4.2 Object Part Segmentation on ShapeNet

We conduct point cloud segmentation experiments using the ShapeNet [26] dataset. According to [13], all models are downsampled to 2048 points, preserving point-to-part annotations. Table 2 shows the class-wise segmentation results. The evaluation metric used is partial mean pIoU, which provides overall and per-object category performance metrics. The results indicate that our KFT-Net outperforms [13] and [4] by 2.5% and 0.4%, respectively. KFT-Net achieves the best performance with pIoU of 86.2%. Figure 3 illustrates segmentation examples using KFT-Net.

4.3 Semantic Segmentation on S3DIS

The S3DIS [1] dataset is a dataset used for 3D segmentation and understanding of indoor scenes. We used the S3DIS dataset for the task of semantic segmentation of indoor scenes. We use the same method as [13] for semantic segmentation of the S3DIS dataset, but we made improvements in the network model. Our KFT-Net outperforms [13] in terms of mIoU, and OA by 18.3% and 9.8% respectively. At the same time, it is faster in terms of speed. The speed improvement is due to the use of Top-k operation in the SA block of KFT-Net, which reduces computation. As the model expands, the performance of KFT-Net can gradually improve. As shown in Table 3, our KFT-Net achieves the best results with mIoU and OA reaching 67.9% and 88.3%.

Fig. 3.
figure 3

Qualitative results of PointNet, PointNet++, PCT, KFT-Net.

4.4 Ablation Studies

Effectiveness of Top-k Operation. With the Top-k operation, we focus the attention mechanism on the most relevant elements in the input sequence while discarding irrelevant elements. This reduces complexity and improves accuracy. As shown in Table 4, the Top-k operation achieves accuracy improvements on all three tasks, which verifies the advantages of the proposed Top-k operation. For example, 0.7% Acc has been improved on ModelNet40, and 0.6% pIoU has been increased on ShapeNet.

Table 4. Ablation study on ModelNet40, ShapeNet and S3DIS benchmarks with different modules.

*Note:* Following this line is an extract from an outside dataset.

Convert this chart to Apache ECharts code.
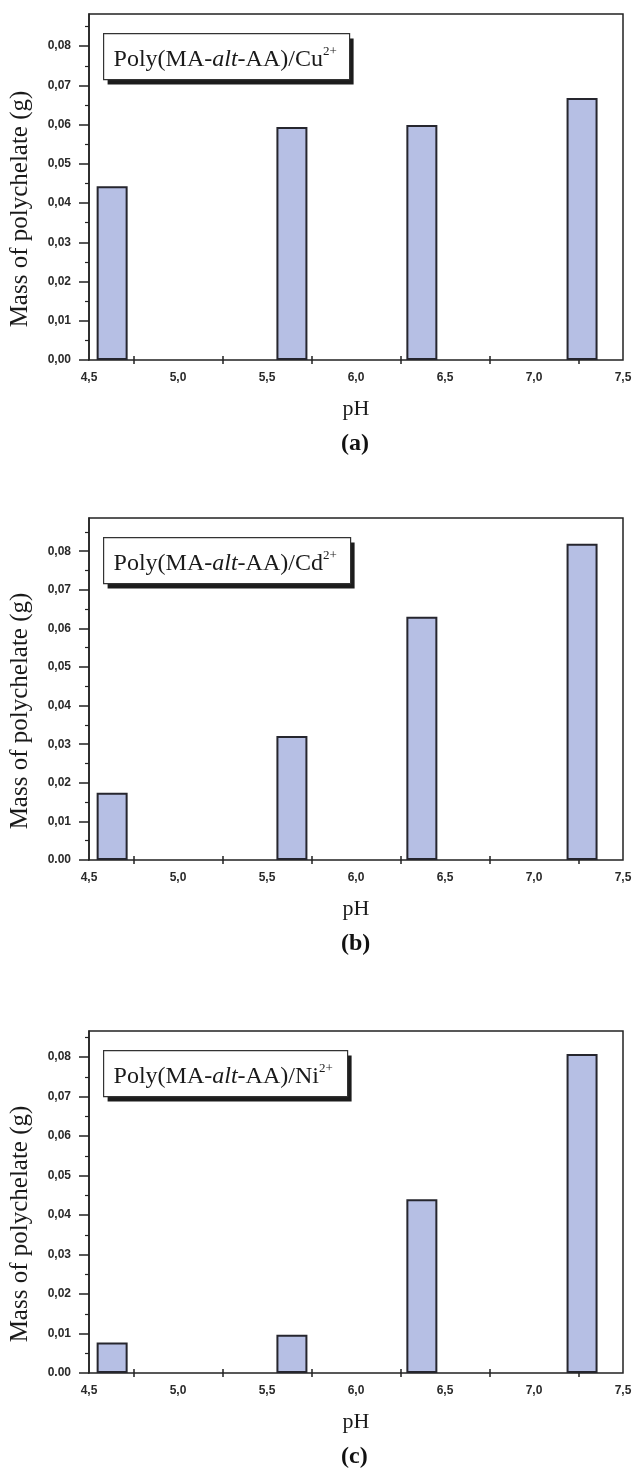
<!DOCTYPE html>
<html>
<head>
<meta charset="utf-8">
<script src="https://cdn.jsdelivr.net/npm/echarts@6/dist/echarts.min.js"></script>
<style>
html,body{margin:0;padding:0;background:#fff;}
#main{width:636px;height:1477px;}
</style>
</head>
<body>
<div id="main"></div>
<script>
// ---- data ----
const pHValues = [4.63, 5.64, 6.37, 7.27];
const massCu = [0.0443, 0.0594, 0.0599, 0.0668];
const massCd = [0.0174, 0.0321, 0.0630, 0.0819];
const massNi = [0.0077, 0.0097, 0.0440, 0.0808];
const yMaxes = [0.0882, 0.0886, 0.0866];
const xTickLabels = ['4,5', '5,0', '5,5', '6,0', '6,5', '7,0', '7,5'];
const yTickLabelsA = ['0,00', '0,01', '0,02', '0,03', '0,04', '0,05', '0,06', '0,07', '0,08'];
const yTickLabelsB = ['0.00', '0,01', '0,02', '0,03', '0,04', '0,05', '0,06', '0,07', '0,08'];
const yTickLabelsC = ['0.00', '0,01', '0,02', '0,03', '0,04', '0,05', '0,06', '0,07', '0,08'];
const metals = ['Cu', 'Cd', 'Ni'];
const panelLetters = ['(a)', '(b)', '(c)'];
const yName = 'Mass of polychelate (g)';
const xName = 'pH';

const seriesData = [massCu, massCd, massNi];
const yTickLabels = [yTickLabelsA, yTickLabelsB, yTickLabelsC];

// ---- layout ----
const gridTops = [14, 518, 1031];
const gridHeights = [346, 342, 342];
const legendWidths = [246, 247, 244];
const gridLeft = 88, gridWidth = 535;
const serif = '"Liberation Serif", "DejaVu Serif", serif';
const sans = '"Liberation Sans", Arial, sans-serif';

const grids = [], xAxes = [], yAxes = [], series = [], graphics = [];
for (let i = 0; i < 3; i++) {
  grids.push({
    left: gridLeft, top: gridTops[i], width: gridWidth, height: gridHeights[i],
    show: true, borderColor: '#222', borderWidth: 1.5, backgroundColor: 'transparent'
  });
  xAxes.push({
    type: 'value', gridIndex: i, min: 4.5, max: 7.5, interval: 0.5,
    position: 'bottom', offset: -4,
    axisLine: { show: false },
    axisTick: { show: false },
    minorTick: { show: true, splitNumber: 2, length: 8, lineStyle: { color: '#222', width: 1.5 } },
    splitLine: { show: false },
    axisLabel: {
      margin: 16, fontFamily: sans, fontSize: 12, fontWeight: 'bold', color: '#2a2a2a',
      formatter: v => xTickLabels[Math.round((v - 4.5) / 0.5)] || ''
    },
    name: xName, nameLocation: 'middle', nameGap: 42,
    nameTextStyle: { fontFamily: serif, fontSize: 22, color: '#1a1a1a' }
  });
  const labels = yTickLabels[i];
  yAxes.push({
    type: 'value', gridIndex: i, min: 0, max: yMaxes[i], interval: 0.01,
    axisLine: { show: true, lineStyle: { color: '#222', width: 1.5 } },
    axisTick: { show: true, inside: false, length: 10, lineStyle: { color: '#222', width: 1.5 },
      customValues: labels.map((_, k) => k * 0.01) },
    minorTick: { show: true, splitNumber: 2, length: 4, lineStyle: { color: '#222', width: 1.2 } },
    splitLine: { show: false },
    axisLabel: {
      margin: 18, fontFamily: sans, fontSize: 12, fontWeight: 'bold', color: '#2a2a2a',
      customValues: labels.map((_, k) => k * 0.01),
      formatter: v => {
        const k = Math.round(v / 0.01);
        return Math.abs(v - k * 0.01) < 1e-6 ? (labels[k] || '') : '';
      }
    },
    name: yName, nameLocation: 'middle', nameGap: 56, nameRotate: 90,
    nameTextStyle: { fontFamily: serif, fontSize: 25, color: '#1a1a1a', padding: [0, 0, 0, -44] }
  });
  series.push({
    type: 'bar', xAxisIndex: i, yAxisIndex: i, barWidth: 31,
    data: pHValues.map((p, j) => [p, seriesData[i][j]]),
    itemStyle: { color: '#b6bfe4', borderColor: '#26262e', borderWidth: 2 },
    silent: true
  });
  graphics.push({
    type: 'group', left: 103, top: gridTops[i] + 19, z: 100,
    children: [
      { type: 'rect', shape: { x: 4, y: 5, width: legendWidths[i], height: 46 },
        style: { fill: '#1c1c1c' } },
      { type: 'rect', shape: { x: 0, y: 0, width: legendWidths[i], height: 46 },
        style: { fill: '#fff', stroke: '#333', lineWidth: 1.2 } },
      { type: 'text', x: 10, y: 26,
        style: {
          text: '{n|Poly(MA-}{i|alt}{n|-AA)/' + metals[i] + '}{s|2+}',
          verticalAlign: 'middle',
          rich: {
            n: { fontFamily: serif, fontSize: 24, fontWeight: 'normal', fill: '#1a1a1a', lineHeight: 30 },
            i: { fontFamily: serif, fontSize: 24, fontWeight: 'normal', fontStyle: 'italic', fill: '#1a1a1a', lineHeight: 30 },
            s: { fontFamily: serif, fontSize: 13, fontWeight: 'normal', fill: '#1a1a1a', verticalAlign: 'top', lineHeight: 30, padding: [0, 0, 13, 0] }
          }
        } }
    ]
  });
  graphics.push({
    type: 'text', left: 355 - 14, top: gridTops[i] + gridHeights[i] + 72,
    style: { text: panelLetters[i], font: 'bold 24px ' + serif, fill: '#111' }
  });
}

const chart = echarts.init(document.getElementById('main'), null, { renderer: 'canvas' });
chart.setOption({
  animation: false,
  backgroundColor: '#fff',
  grid: grids,
  xAxis: xAxes,
  yAxis: yAxes,
  series: series,
  graphic: graphics
});
</script>
</body>
</html>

Effectiveness of Average Pooling Operation. We leverage the average pooling operation to narrow the focus to only the most relevant key-value pairs for the computation. This increases speed and maintains high-quality attention. As shown in Table 4, after adding average pooling operation, the accuracy rate has a small drop, but the overall operation speed has been greatly improved, and the benefits brought by the operation efficiency are higher than the accuracy rate benefits with a small drop.

5 Conclusion

In this paper, KFT-Net is proposed to point cloud classification and segmentation, which has shown effective and robust performance. By utilizing the attention mechanism to capture contextual information between points, we can extract key features more effectively. To improve the computation of attention scores and key feature extraction, we incorporate Top-k operation into the attention matrix and average pooling operation on K and V. Experimental results demonstrate that the KFT-Net is capable of learning excellent semantic features and achieving high performance in point cloud classification and segmentation tasks.